De meeste kinderen met kanker en hun ouders blijken weinig psychische klachten te hebben. Dit ondanks dat de diagnose en behandeling van kinderkanker zowel voor kind als ouders zeer ingrijpend zijn. Veel minder goed is bekend hoe komt het dat zij zo veerkrachtig zijn. Esther Sulkers ging na welke onderliggende factoren gerelateerd zijn aan die veerkracht van kinderen en ouders. Specifiek keek zij naar copingmechanismen bij de kinderen in het eerste jaar na diagnose en naar het verloop van zorggerelateerde stress bij ouders.

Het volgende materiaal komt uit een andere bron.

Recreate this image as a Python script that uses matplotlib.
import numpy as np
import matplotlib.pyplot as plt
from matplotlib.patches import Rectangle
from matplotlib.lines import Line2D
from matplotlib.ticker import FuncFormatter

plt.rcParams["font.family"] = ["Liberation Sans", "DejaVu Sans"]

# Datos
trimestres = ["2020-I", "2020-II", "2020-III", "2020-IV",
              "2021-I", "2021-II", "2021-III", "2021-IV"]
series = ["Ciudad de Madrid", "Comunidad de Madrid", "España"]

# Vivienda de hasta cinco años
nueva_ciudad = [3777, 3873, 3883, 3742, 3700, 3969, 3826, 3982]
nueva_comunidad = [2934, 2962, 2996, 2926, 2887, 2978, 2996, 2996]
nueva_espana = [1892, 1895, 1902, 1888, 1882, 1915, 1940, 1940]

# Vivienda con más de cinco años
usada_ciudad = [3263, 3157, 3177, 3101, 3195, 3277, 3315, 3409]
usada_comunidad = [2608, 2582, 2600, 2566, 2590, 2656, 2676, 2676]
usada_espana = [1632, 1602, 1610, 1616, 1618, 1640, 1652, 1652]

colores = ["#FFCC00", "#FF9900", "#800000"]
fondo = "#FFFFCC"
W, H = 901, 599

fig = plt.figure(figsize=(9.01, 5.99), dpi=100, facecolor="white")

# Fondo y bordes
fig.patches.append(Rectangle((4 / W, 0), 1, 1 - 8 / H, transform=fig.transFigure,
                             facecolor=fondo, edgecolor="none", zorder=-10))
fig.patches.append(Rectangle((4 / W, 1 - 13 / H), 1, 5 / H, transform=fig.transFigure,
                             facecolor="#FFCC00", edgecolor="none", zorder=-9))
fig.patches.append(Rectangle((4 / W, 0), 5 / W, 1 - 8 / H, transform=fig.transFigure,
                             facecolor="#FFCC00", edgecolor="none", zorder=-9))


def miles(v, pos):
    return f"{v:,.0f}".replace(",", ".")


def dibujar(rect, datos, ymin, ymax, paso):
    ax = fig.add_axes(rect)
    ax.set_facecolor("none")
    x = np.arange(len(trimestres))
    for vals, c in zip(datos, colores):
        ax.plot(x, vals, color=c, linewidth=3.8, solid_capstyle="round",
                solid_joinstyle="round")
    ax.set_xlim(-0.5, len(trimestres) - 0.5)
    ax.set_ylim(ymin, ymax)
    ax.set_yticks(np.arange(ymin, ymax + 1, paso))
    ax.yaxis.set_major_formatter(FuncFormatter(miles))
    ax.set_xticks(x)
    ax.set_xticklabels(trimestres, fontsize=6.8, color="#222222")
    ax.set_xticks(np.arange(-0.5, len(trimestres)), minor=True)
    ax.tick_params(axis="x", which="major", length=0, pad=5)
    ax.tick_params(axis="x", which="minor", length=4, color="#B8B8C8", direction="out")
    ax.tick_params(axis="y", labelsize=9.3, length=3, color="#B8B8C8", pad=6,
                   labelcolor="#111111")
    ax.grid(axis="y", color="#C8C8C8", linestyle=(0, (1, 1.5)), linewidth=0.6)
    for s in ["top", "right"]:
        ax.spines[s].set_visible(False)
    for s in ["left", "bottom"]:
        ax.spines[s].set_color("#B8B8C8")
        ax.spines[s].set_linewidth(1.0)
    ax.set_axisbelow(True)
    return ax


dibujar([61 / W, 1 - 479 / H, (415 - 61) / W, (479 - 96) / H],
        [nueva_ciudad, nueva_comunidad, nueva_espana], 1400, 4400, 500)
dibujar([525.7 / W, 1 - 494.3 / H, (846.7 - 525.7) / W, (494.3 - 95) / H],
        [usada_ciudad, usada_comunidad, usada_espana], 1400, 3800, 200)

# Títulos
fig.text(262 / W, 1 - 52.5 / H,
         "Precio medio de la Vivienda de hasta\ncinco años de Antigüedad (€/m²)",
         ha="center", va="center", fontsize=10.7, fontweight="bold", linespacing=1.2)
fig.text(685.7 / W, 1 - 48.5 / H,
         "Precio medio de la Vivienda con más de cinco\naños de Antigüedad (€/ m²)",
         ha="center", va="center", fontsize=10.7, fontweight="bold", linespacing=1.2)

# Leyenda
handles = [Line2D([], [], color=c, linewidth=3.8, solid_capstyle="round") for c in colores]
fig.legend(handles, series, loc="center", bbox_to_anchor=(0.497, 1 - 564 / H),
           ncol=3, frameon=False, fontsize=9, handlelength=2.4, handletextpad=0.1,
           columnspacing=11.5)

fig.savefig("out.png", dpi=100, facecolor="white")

Minder pessimistisch dan leeftijdgenoten
Uit het onderzoek van Sulkers blijkt dat kinderen met kanker minder pessimistisch zijn dan gezonde leeftijdgenoten. Zij verwachten niet zozeer dat er meer goede dingen gaan gebeuren, maar ze zijn minder geneigd te focussen op dingen die in de toekomst verkeerd kunnen gaan. Dit relatief lage niveau van pessimisme kan mede verklaren waarom psychische problemen in deze groep zo weinig voorkomen.

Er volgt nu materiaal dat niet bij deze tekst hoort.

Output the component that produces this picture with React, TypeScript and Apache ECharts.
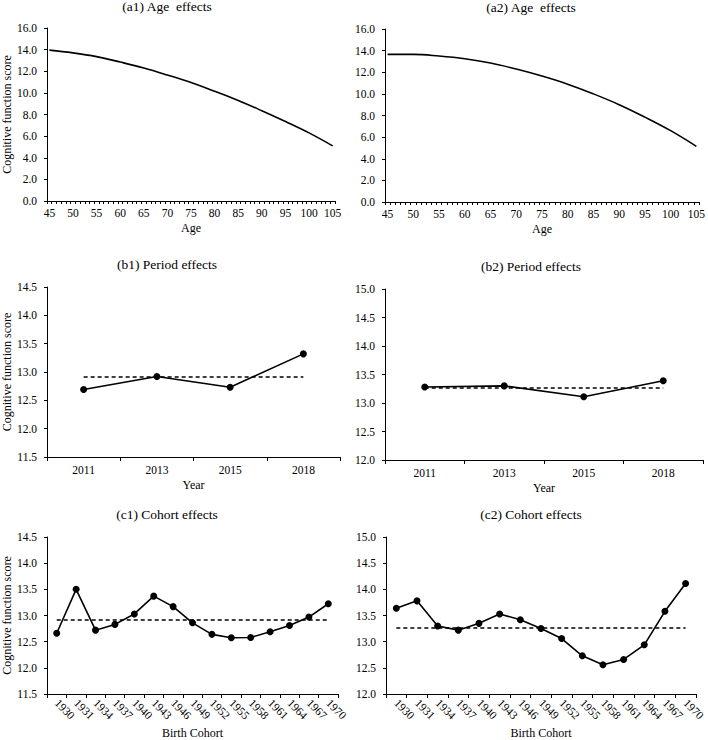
import React, { useEffect, useRef } from "react";
import * as echarts from "echarts";

// ---------- data ----------
const ages = [45, 50, 55, 60, 65, 70, 75, 80, 85, 90, 95, 100, 105];
const ageEffects1 = [13.95, 13.7, 13.35, 12.85, 12.3, 11.65, 10.95, 10.15, 9.3, 8.35, 7.35, 6.3, 5.1];
const ageEffects2 = [13.65, 13.65, 13.5, 13.25, 12.85, 12.3, 11.65, 10.9, 10.0, 9.0, 7.85, 6.6, 5.15];

const years = ["2011", "2013", "2015", "2018"];
const periodEffects1 = [12.69, 12.92, 12.73, 13.32];
const periodEffects2 = [13.28, 13.3, 13.11, 13.39];
const periodMean1 = 12.92;
const periodMean2 = 13.27;

const cohorts = ["1930", "1931", "1934", "1937", "1940", "1943", "1946", "1949", "1952", "1955", "1958", "1961", "1964", "1967", "1970"];
const cohortEffects1 = [12.66, 13.5, 12.72, 12.83, 13.03, 13.37, 13.17, 12.86, 12.64, 12.575, 12.58, 12.69, 12.81, 12.97, 13.225];
const cohortEffects2 = [13.64, 13.78, 13.3, 13.22, 13.35, 13.53, 13.42, 13.25, 13.06, 12.73, 12.56, 12.66, 12.94, 13.58, 14.11];
const cohortMean1 = 12.91;
const cohortMean2 = 13.27;

const ageLabelTicks = [45, 50, 55, 60, 65, 70, 75, 80, 85, 90, 95, 100, 105];
const yNameText = "Cognitive function score";

const FONT = "Liberation Serif";
const INK = "#000";

export default function App() {
  const ref = useRef<HTMLDivElement>(null);

  useEffect(() => {
    if (!ref.current) return;
    const chart = echarts.init(ref.current, undefined, { renderer: "svg" });

    const ageTickValues: number[] = [];
    for (let v = 44.5; v <= 105.5; v += 1) ageTickValues.push(v);

    const grids = [
      { left: 43, top: 28, width: 292, height: 173 },
      { left: 385, top: 29, width: 314, height: 173 },
      { left: 43, top: 287, width: 297, height: 170 },
      { left: 385, top: 289, width: 318, height: 171 },
      { left: 43, top: 537, width: 295, height: 160 },
      { left: 386, top: 537, width: 317, height: 160 },
    ];

    const axisLine = { show: true, lineStyle: { color: INK, width: 1 } };
    const labelStyle = { color: INK, fontFamily: FONT, fontSize: 11.5 };
    const nameStyle = { color: INK, fontFamily: FONT, fontSize: 12 };

    const yAxisBase = (i: number, min: number, max: number, interval: number, named: boolean) => ({
      type: "value",
      gridIndex: i,
      min,
      max,
      interval,
      axisLine,
      axisTick: { show: true, inside: false, length: 3, lineStyle: { color: INK } },
      splitLine: { show: false },
      axisLabel: { ...labelStyle, margin: 10, formatter: (v: number) => v.toFixed(1) },
      name: named ? yNameText : "",
      nameLocation: "middle",
      nameGap: 30,
      nameTextStyle: nameStyle,
    });

    const ageXAxis = (i: number) => ({
      type: "value",
      gridIndex: i,
      min: 44.5,
      max: 105.5,
      axisLine,
      axisTick: { show: true, length: 3, customValues: ageTickValues, lineStyle: { color: INK } },
      axisLabel: { ...labelStyle, margin: 6, customValues: ageLabelTicks },
      splitLine: { show: false },
      name: "Age",
      nameLocation: "middle",
      nameGap: 21,
      nameTextStyle: nameStyle,
    });

    const catXAxis = (i: number, data: string[], name: string, rotate: number, gap: number) => ({
      type: "category",
      gridIndex: i,
      data,
      boundaryGap: true,
      axisLine,
      axisTick: { show: true, length: 4, alignWithLabel: false, lineStyle: { color: INK } },
      axisLabel: { ...labelStyle, margin: 7, interval: 0, rotate },
      splitLine: { show: false },
      name,
      nameLocation: "middle",
      nameGap: gap,
      nameTextStyle: nameStyle,
    });

    const ageSeries = (i: number, values: number[]) => ({
      type: "line",
      xAxisIndex: i,
      yAxisIndex: i,
      data: ages.map((a, k) => [a, values[k]]),
      smooth: 0.4,
      showSymbol: false,
      symbol: "none",
      lineStyle: { color: INK, width: 1.6 },
    });

    const pointSeries = (i: number, cats: string[], values: number[], mean: number) => ({
      type: "line",
      xAxisIndex: i,
      yAxisIndex: i,
      data: values,
      symbol: "circle",
      symbolSize: 7,
      itemStyle: { color: INK },
      lineStyle: { color: INK, width: 1.6 },
      markLine: {
        silent: true,
        symbol: "none",
        label: { show: false },
        lineStyle: { color: INK, width: 1.6, type: [4, 3] },
        data: [[{ coord: [cats[0], mean] }, { coord: [cats[cats.length - 1], mean] }]],
      },
    });

    const titleText = (text: string, x: number, y: number) => ({
      type: "text",
      x,
      y,
      style: {
        text,
        fill: INK,
        fontFamily: FONT,
        fontSize: 13.5,
        textAlign: "center",
        textVerticalAlign: "middle",
      },
    });

    chart.setOption({
      animation: false,
      backgroundColor: "#fff",
      grid: grids.map((g) => ({ ...g, containLabel: false })),
      xAxis: [
        ageXAxis(0),
        ageXAxis(1),
        catXAxis(2, years, "Year", 0, 22),
        catXAxis(3, years, "Year", 0, 22),
        catXAxis(4, cohorts, "Birth Cohort", -45, 33),
        catXAxis(5, cohorts, "Birth Cohort", -45, 33),
      ],
      yAxis: [
        yAxisBase(0, 0, 16, 2, true),
        yAxisBase(1, 0, 16, 2, false),
        yAxisBase(2, 11.5, 14.5, 0.5, true),
        yAxisBase(3, 12, 15, 0.5, false),
        yAxisBase(4, 11.5, 14.5, 0.5, true),
        yAxisBase(5, 12, 15, 0.5, false),
      ],
      series: [
        ageSeries(0, ageEffects1),
        ageSeries(1, ageEffects2),
        pointSeries(2, years, periodEffects1, periodMean1),
        pointSeries(3, years, periodEffects2, periodMean2),
        pointSeries(4, cohorts, cohortEffects1, cohortMean1),
        pointSeries(5, cohorts, cohortEffects2, cohortMean2),
      ],
      graphic: [
        titleText("(a1) Age  effects", 167, 6),
        titleText("(a2) Age  effects", 531, 7),
        titleText("(b1) Period effects", 167, 264),
        titleText("(b2) Period effects", 531, 266),
        titleText("(c1) Cohort effects", 167, 514),
        titleText("(c2) Cohort effects", 531, 514),
      ],
    });

    return () => chart.dispose();
  }, []);

  return (
    <div
      ref={ref}
      style={{ position: "absolute", left: 0, top: 0, width: 708, height: 740, background: "#fff" }}
    />
  );
}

Persoonlijke doelen aanpassen
Diagnose en behandeling kunnen het leven ingrijpend veranderen, wat kan leiden tot verminderd welbevinden. Sulkers laat zien dat de kinderen goed hun persoonlijke doelen kunnen aanpassen, zodat deze meer in overeenstemming zijn met hun huidige situatie. Zij doen dit vooral door een doel tijdelijk te parkeren of door dit te vervangen door een wel bereikbaar doel. Bovendien blijkt dat zij meer dan hun leeftijdsgenoten intrinsieke doelen nastreven en belangrijk vinden. Ook zijn de doelen van kinderen met kanker meer concreet dan die van gezonde jongeren. Hun doelen veranderen niet tijdens het eerste jaar na de diagnose.
Positieve ervaringen
De resultaten van Sulkers’ onderzoek tonen aan dat ook kinderen met kanker positieve veranderingen in hun leven toeschrijven aan de ziekte. Zes maanden na de diagnose wisten alle kinderen een of meer dergelijke ervaringen te noemen. Hierbij is te denken aan ‘weten wie mijn beste vrienden zijn’, ‘weten hoeveel van me gehouden wordt’ en ‘gelukkig zijn en genieten van de goede dingen als ze zich voordoen’. Ook zes maanden later bleken deze ervaringen er nog steeds te zijn.
Stress ouders
In haar onderzoek betrok Sulkers ook de ouders van kinderen met kanker. Het blijkt dat zij aanvankelijk veel stress ervaren van de ziektegerelateerde zorgtaken, maar dat deze snel afnam tijdens de eerste drie maanden na diagnose. Alleenstaande moeders en bij moeders wier zieke kind het enige kind was, lieten meer stress zien.
Aanknopingspunten voor aanpassingsproces
Volgens Sulkers kunnen de snel optredende mechanismen van aanpassingen verklaren dat kinderen met kanker en hun ouders zo veerkrachtig zijn. Sulkers: ‘Dit biedt aanknopingspunten voor de begeleiding van kinderen en ouders bij wie dit aanpassingsproces minder gunstig verloopt’. Zij pleit voor meer onderzoek over de precieze beïnvloeding van de mechanismen op het aanpassingsproces.